These materials are growing scarce as demand increases

Apr 9, 2012 10:03 GMT  ·  By

One of the things that has the potential to stop the growing prevalence of green energy production methods is a potential bottleneck in the availability of a class of chemicals called rare-Earth elements (REE). At this point, demand is steadily growing, while the materials grow increasingly scarce.

Wind turbines, electric car motors, headphones, computers and numerous other high-tech applications rely on the use of REE in various amounts and combinations. Turbines, for instance, require neodymium, a material that is used to create advanced magnets.

Most of the key clean-energy technologies needed for the creation of low-carbon and zero-carbon energy sources need REE in large amounts, and the vast majority of these materials comes from China.

The Asian nation has already announced that its own demands may soon prevent it from exporting the rare-Earth element quantities required by other countries. About 98 percent of the global REE production is accounted for by China, with a small portion contributed by Australia.

A study led by experts with the Materials Systems Laboratory at the Massachusetts Institute of Technology (MIT) looked at the availability of 10 of the 17 REE. The chemicals dysprosium and neodymium were found to be the most likely to suffer a bottleneck in supply in the coming years.

Details of the work have been published in the latest online issue of the journal Environmental Science & Technology. The study was authored by MIT postdoctoral student Elisa Alonso research scientist Richard Roth, senior research scientist Frank R. Field and principal researcher Randolph Kirchain.

Over the next 25 years, the demand for dysprosium could increase by as much as 2,600 percent, whereas the demand for neodymium could increase by as much as 700 percent.
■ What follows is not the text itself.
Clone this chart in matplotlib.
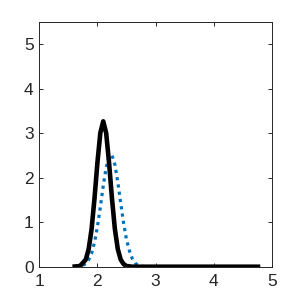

Both of them are used in magnets, suited for applications in advanced motors and batteries.

After analyzing historical trends, the team found that REE supplies only increase in small increments annually. The most significant annual increase was 12 percent, and that is by far not enough to cover demand.

“The bottom line is not that we’re going to ‘run out,' but it’s an issue on which we need focus, to build the supply base and to improve those technologies which use and reuse these materials. It needs to be a focus of research and development,” Kirchain says.